在一砖一瓦、一针一线的年代,我们还可以慢慢累积和慢慢等待,但是在预制的世界里,我们预支了期待,却没有了对最后寻获答案的愉快。
市区重建局在5月份公布了2019年发展总蓝图的修订建议,打算把盛港芬薇一带、靠近两个轻轨站的地段发展为新住宅区。
这解释了这一大片临近淡滨尼高速公路的荒野地,为什么在我搬来这个区10多年后,终于冒起了人烟,有了大兴土木的味道。就在新闻出街前的几个星期,我发现原本还可以让我们打羽毛球的、一条通向荒地的死路被围了起来。
数年后,这里将是一个至少有1万多个住宅单位的崭新小市镇,根据市建局发布的初步规划图,这里的绿地、道路、医疗设施甚至宗教设施一应俱全,已经有了具体的位置。
这些年,视线穿过这块荒地,能看到榜鹅的组屋区,远眺对岸柔佛,夜晚灯光中看到城市开始入眠,清晨袅袅雾气中感到她正在苏醒。现在,已经能想象几年后这会被鳞次栉比的组屋和万家灯火取代,再也没有开阔的视野。
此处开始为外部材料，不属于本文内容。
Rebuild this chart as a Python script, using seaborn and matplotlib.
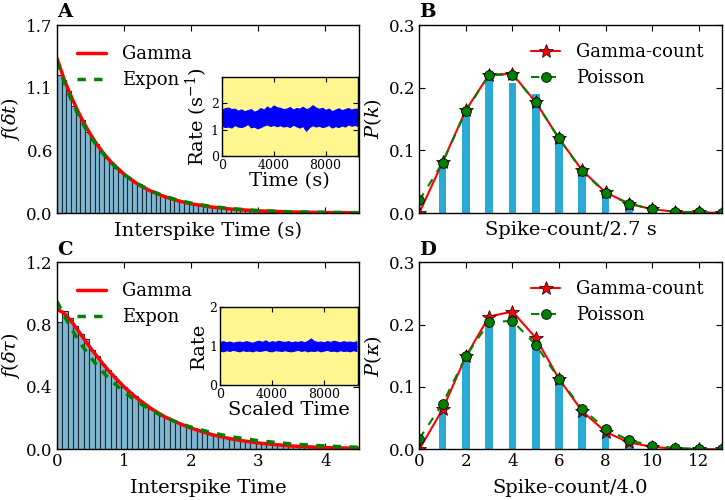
import numpy as np
import pandas as pd
import matplotlib
matplotlib.use('Agg')
import matplotlib.pyplot as plt
from matplotlib.ticker import FormatStrFormatter
import seaborn as sns

# interspike-interval histograms (panel A bins 0.07 s, panel C bins 0.08)
bin_a = 0.07
hist_a = [1.25, 1.20, 1.10, 0.97, 0.90, 0.84, 0.73, 0.66, 0.62, 0.55,
          0.50, 0.45, 0.41, 0.37, 0.34, 0.31, 0.28, 0.26, 0.23, 0.21,
          0.19, 0.175, 0.16, 0.15, 0.13, 0.12, 0.11, 0.10, 0.09, 0.082,
          0.074, 0.067, 0.061, 0.055, 0.050, 0.046, 0.041, 0.038, 0.034, 0.031,
          0.028, 0.026, 0.023, 0.021, 0.019, 0.017, 0.016, 0.014, 0.013, 0.012,
          0.011, 0.010, 0.009, 0.008, 0.007, 0.007, 0.006, 0.006, 0.005, 0.005,
          0.004, 0.004, 0.003, 0.003]
bin_c = 0.08
hist_c = [0.82, 0.89, 0.84, 0.79, 0.74, 0.71, 0.64, 0.60, 0.55, 0.51,
          0.47, 0.43, 0.40, 0.37, 0.34, 0.31, 0.285, 0.26, 0.24, 0.22,
          0.20, 0.185, 0.17, 0.155, 0.14, 0.135, 0.12, 0.11, 0.10, 0.09,
          0.083, 0.076, 0.069, 0.063, 0.057, 0.052, 0.047, 0.043, 0.039, 0.035,
          0.032, 0.029, 0.026, 0.024, 0.021, 0.019, 0.017, 0.016, 0.014, 0.013,
          0.012, 0.011, 0.010, 0.009, 0.008, 0.007]

# fitted densities
curve_x = [0, 0.1, 0.2, 0.3, 0.4, 0.5, 0.6, 0.7, 0.8, 1.0, 1.2, 1.4, 1.6,
           1.8, 2.0, 2.3, 2.6, 3.0, 3.5, 4.0, 4.5]
gamma_a = [1.40, 1.22, 1.07, 0.935, 0.815, 0.71, 0.615, 0.535, 0.465, 0.35, 0.262,
           0.197, 0.148, 0.111, 0.083, 0.054, 0.035, 0.019, 0.009, 0.004, 0.002]
expon_a = [1.37, 1.195, 1.042, 0.908, 0.792, 0.690, 0.602, 0.525, 0.458, 0.348, 0.265,
           0.201, 0.153, 0.116, 0.089, 0.059, 0.039, 0.022, 0.011, 0.006, 0.003]
gamma_c = [0.90, 0.875, 0.83, 0.77, 0.71, 0.65, 0.595, 0.54, 0.49, 0.40, 0.325,
           0.262, 0.21, 0.17, 0.135, 0.095, 0.066, 0.04, 0.021, 0.011, 0.006]
expon_c = [0.95, 0.864, 0.785, 0.714, 0.649, 0.590, 0.537, 0.488, 0.444, 0.367, 0.304,
           0.251, 0.207, 0.171, 0.142, 0.107, 0.080, 0.055, 0.034, 0.021, 0.013]

# spike-count distributions
k_vals = list(range(14))
bar_k = list(range(1, 13))
bars_b = [0.078, 0.159, 0.218, 0.207, 0.190, 0.116, 0.063, 0.031, 0.012, 0.004, 0.001, 0.0005]
gamma_b = [0.0, 0.081, 0.164, 0.221, 0.222, 0.177, 0.119, 0.068, 0.033, 0.015, 0.006, 0.002, 0.001, 0.0003]
poisson_b = [0.02, 0.080, 0.163, 0.220, 0.221, 0.177, 0.119, 0.067, 0.032, 0.015, 0.006, 0.002, 0.001, 0.0003]
bars_d = [0.062, 0.145, 0.205, 0.215, 0.165, 0.108, 0.058, 0.025, 0.010, 0.003, 0.001, 0.0005]
gamma_d = [0.0, 0.064, 0.149, 0.213, 0.221, 0.179, 0.113, 0.061, 0.028, 0.011, 0.004, 0.001, 0.0003, 0.0]
poisson_d = [0.017, 0.073, 0.149, 0.204, 0.206, 0.168, 0.113, 0.065, 0.033, 0.0145, 0.006, 0.002, 0.0007, 0.0002]

# rate traces (upper / lower edge of the noisy band), every 250 time units
rate_a_hi = [1.75, 1.82, 1.84, 1.78, 1.80, 1.72, 1.77, 1.70, 1.74, 1.78,
             1.68, 1.73, 1.82, 1.76, 1.88, 1.80, 1.92, 1.85, 1.83, 1.78,
             1.80, 1.86, 1.76, 1.82, 1.80, 1.87, 1.78, 1.82, 1.93, 1.84,
             1.79, 1.83, 1.75, 1.80, 1.70, 1.76, 1.81, 1.74, 1.78, 1.82,
             1.76, 1.80, 1.79]
rate_a_lo = [1.15, 1.10, 1.12, 1.08, 1.18, 1.12, 1.10, 1.14, 1.22, 1.09,
             1.12, 1.05, 1.10, 1.16, 1.20, 1.14, 1.18, 1.13, 1.17, 1.12,
             1.15, 1.10, 1.19, 1.13, 1.08, 1.14, 0.96, 1.10, 1.17, 1.12,
             1.15, 1.10, 1.13, 1.18, 1.08, 1.14, 1.10, 1.16, 1.12, 1.20,
             1.15, 1.18, 1.14]
rate_c_hi = [1.10, 1.12, 1.09, 1.11, 1.08, 1.10, 1.11, 1.09, 1.12, 1.10,
             1.08, 1.11, 1.13, 1.10, 1.14, 1.09, 1.12, 1.10, 1.13, 1.11,
             1.10, 1.12, 1.09, 1.11, 1.10, 1.12, 1.09, 1.13, 1.19, 1.12,
             1.10, 1.11, 1.09, 1.12, 1.10, 1.13, 1.11, 1.09, 1.12, 1.10,
             1.11, 1.09, 1.12]
rate_c_lo = [0.88, 0.86, 0.89, 0.87, 0.90, 0.88, 0.86, 0.89, 0.87, 0.88,
             0.86, 0.89, 0.87, 0.88, 0.90, 0.87, 0.86, 0.89, 0.88, 0.87,
             0.89, 0.87, 0.86, 0.88, 0.90, 0.87, 0.89, 0.86, 0.88, 0.87,
             0.89, 0.86, 0.88, 0.90, 0.87, 0.88, 0.86, 0.89, 0.87, 0.88,
             0.86, 0.89, 0.87]
trace_step = 250

sns.set_style('ticks', {'xtick.direction': 'in', 'ytick.direction': 'in',
                        'xtick.top': True, 'ytick.right': True,
                        'axes.edgecolor': 'black', 'xtick.color': 'black',
                        'ytick.color': 'black', 'text.color': 'black',
                        'axes.labelcolor': 'black'})
plt.rcParams['font.family'] = ['DejaVu Serif']
plt.rcParams['mathtext.fontset'] = 'dejavuserif'
plt.rcParams['xtick.major.size'] = 4.5
plt.rcParams['ytick.major.size'] = 4.5
plt.rcParams['xtick.major.pad'] = 3
plt.rcParams['ytick.major.pad'] = 3
plt.rcParams['axes.linewidth'] = 1.0

hist_col = '#7fb7d0'
hist_edge = '#1c2c36'
bar_col = '#2aabd6'
inset_col = '#fff68f'
dash = (0, (2.4, 2.4))

fig = plt.figure(figsize=(7.25, 5.0), dpi=100)
axA = fig.add_axes([0.0786, 0.574, 0.4166, 0.376])
axB = fig.add_axes([0.5783, 0.574, 0.4175, 0.376])
axC = fig.add_axes([0.0786, 0.1014, 0.4166, 0.374])
axD = fig.add_axes([0.5783, 0.1014, 0.4175, 0.374])


def isi_panel(ax, hist, bw, gam, exp, ymax, ylab, xlab, show_x):
    df = pd.DataFrame({'t': (np.arange(len(hist)) + 0.5) * bw, 'dens': hist})
    sns.histplot(data=df, x='t', weights='dens', binwidth=bw,
                 binrange=(0, len(hist) * bw), stat='count', color=hist_col,
                 edgecolor=hist_edge, linewidth=0.8, alpha=1, ax=ax)
    sns.lineplot(x=curve_x, y=gam, color='red', lw=2.5, label='Gamma', ax=ax)
    sns.lineplot(x=curve_x, y=exp, color='green', lw=2.5, linestyle=dash,
                 label='Expon', ax=ax)
    ax.set_xlim(0, 4.5)
    ax.set_ylim(0, ymax)
    ax.set_xticks([0, 1, 2, 3, 4])
    ax.set_yticks(np.linspace(0, ymax, 4))
    ax.yaxis.set_major_formatter(FormatStrFormatter('%.1f'))
    ax.tick_params(labelsize=12, labelbottom=show_x)
    ax.set_ylabel(ylab, fontsize=14, labelpad=3)
    ax.set_xlabel(xlab, fontsize=14, labelpad=6)
    ax.legend(loc='upper left', frameon=False, fontsize=13, handlelength=1.6,
              handletextpad=0.9, labelspacing=0.45, borderaxespad=0.7)


def count_panel(ax, bars, gam, poi, ylab, xlab, show_x):
    sns.barplot(x=bar_k, y=bars, native_scale=True, width=0.33, color=bar_col,
                saturation=1, linewidth=0, errorbar=None, ax=ax)
    sns.lineplot(x=k_vals, y=gam, color='red', lw=1.5, marker='*', markersize=10,
                 markeredgecolor='black', markeredgewidth=0.5,
                 label='Gamma-count', ax=ax)
    sns.lineplot(x=k_vals, y=poi, color='green', lw=1.5, linestyle=(0, (4, 4)),
                 marker='o', markersize=7, markeredgecolor='black',
                 markeredgewidth=0.6, label='Poisson', ax=ax)
    ax.set_xlim(0, 13)
    ax.set_ylim(0, 0.3)
    ax.set_xticks([0, 2, 4, 6, 8, 10, 12])
    ax.set_yticks([0, 0.1, 0.2, 0.3])
    ax.yaxis.set_major_formatter(FormatStrFormatter('%.1f'))
    ax.tick_params(labelsize=12, labelbottom=show_x)
    ax.set_ylabel(ylab, fontsize=14, labelpad=3)
    ax.set_xlabel(xlab, fontsize=14, labelpad=6)
    ax.legend(loc='upper right', frameon=False, fontsize=13, handlelength=1.6,
              handletextpad=0.9, labelspacing=0.45, borderaxespad=0.6)


isi_panel(axA, hist_a, bin_a, gamma_a, expon_a, 1.7, r'$f(\delta t)$',
          'Interspike Time (s)', False)
isi_panel(axC, hist_c, bin_c, gamma_c, expon_c, 1.2, r'$f(\delta \tau)$',
          'Interspike Time', True)
count_panel(axB, bars_b, gamma_b, poisson_b, r'$P(k)$', 'Spike-count/2.7 s', False)
count_panel(axD, bars_d, gamma_d, poisson_d, r'$P(\kappa)$', 'Spike-count/4.0', True)

for ax, lab in zip([axA, axB, axC, axD], 'ABCD'):
    ax.text(0.0, 1.02, lab, transform=ax.transAxes, fontsize=14,
            fontweight='bold', ha='left', va='bottom')


def rate_inset(rect, hi, lo, xmax, ymax, ylab, xlab):
    ins = fig.add_axes(rect)
    ins.set_facecolor(inset_col)
    t = np.arange(len(hi)) * trace_step
    ins.fill_between(t, lo, hi, color='blue', lw=0.8, edgecolor='blue')
    ins.set_xlim(0, xmax)
    ins.set_ylim(0, ymax)
    ins.set_xticks([0, 4000, 8000])
    ins.set_yticks([0, 1, 2])
    ins.tick_params(labelsize=9, pad=2, length=3.5)
    ins.set_ylabel(ylab, fontsize=14, labelpad=1)
    ins.set_xlabel(xlab, fontsize=14, labelpad=0)
    return ins


rate_inset([0.3058, 0.688, 0.188, 0.158], rate_a_hi, rate_a_lo, 10500, 3,
           r'Rate (s$^{-1}$)', 'Time (s)')
rate_inset([0.3034, 0.23, 0.19, 0.1566], rate_c_hi, rate_c_lo, 10600, 2,
           'Rate', 'Scaled Time')

fig.savefig('out.png', dpi=100)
最近,经常能看到某个旧校舍、旧楼甚至是旧机场、旧马城所在的地段,改成住宅用途,虽然有的是若干年后才会发生的事,但那种步步都能料到的可预测性,却很清晰展现:环境评估、土地一幅幅招标、抽签分配、设计和施工招标、完工、有人入住并在这里繁衍生息,仿佛是预设好的一套编程,一切皆有条不紊。
作为程序里的一个角色,我们只要顺着时间这个维度往前走,不要走岔路,不要倒退,甚至不要停顿,便终将抵达。
现在的建筑项目都是预制的,一栋栋房子以肉眼可见的速度往上建,水管、电线、窗户、防空壕和厕所,像搭积木那样套上去。预制项目的建筑结构都大同小异,包括公寓也是如此,只要抬头看看周围的房子,就能想象自己的新房会大概长什么样子。
预制成了我们这个时代对提升效率给出的答案。不仅房子可以预制,上餐馆会吃到预制菜,也有越来越多熟食如汤、面、炒饭,以冰冻的方式做好,摆在超市的冰橱里,加热后就能吃。
我们也尝试预制未来。在恐怖袭击、暴力事件、公共卫生危机、气候危机、老龄化危机可能随时暴发的世界里,我们要为很多风险做预演准备,为此,要预设一些场景和反应,也要预算可能耗损的成本、可控的风险,一切似乎都能放在模板里去预制。
我们以为这样就能掌控很多事情,但结果是我们更焦虑了。为什么?可能恰恰因为我们很清楚自己无法控制这些不好的事情,却又要按照预设的程式去准备,以至于总是绷紧神经,一边祈祷预备的事情不会发生,一边又期待准备的功夫能派上用场。我们无法享受当下,给自己平添很多烦恼。
也难怪,在这样一眼能看到头的预制世界里,年轻人会觉得害怕,担心自己循规蹈矩下去,走上预先铺好的这条路,就会变成身边不想变成的人的样子。
今年中国的高考作文考题中,有一题关于人工智能的议论文题目。题目是这样的:随着互联网的普及、人工智能的应用,越来越多的问题能很快得到答案。那么,我们的问题是否会越来越少?
人工智能也是一种预制。通过大模型的演算,我们试图集前人之大成,为所有的问题预先提供好答案,跳过摸索、痛苦、失败、跳过从0到1的学习,最终我们得到的可能只是似懂非懂。问题是一样的,模型给出的答案却未必次次相同,里面的逻辑是个黑洞,求了答案却没有求知。
在一砖一瓦、一针一线的年代,我们还可以慢慢累积和慢慢等待,但是在预制的世界里,我们预支了期待,却没有了对最后寻获答案的愉快。
我们的问题是否越来越少?答案呼之欲出。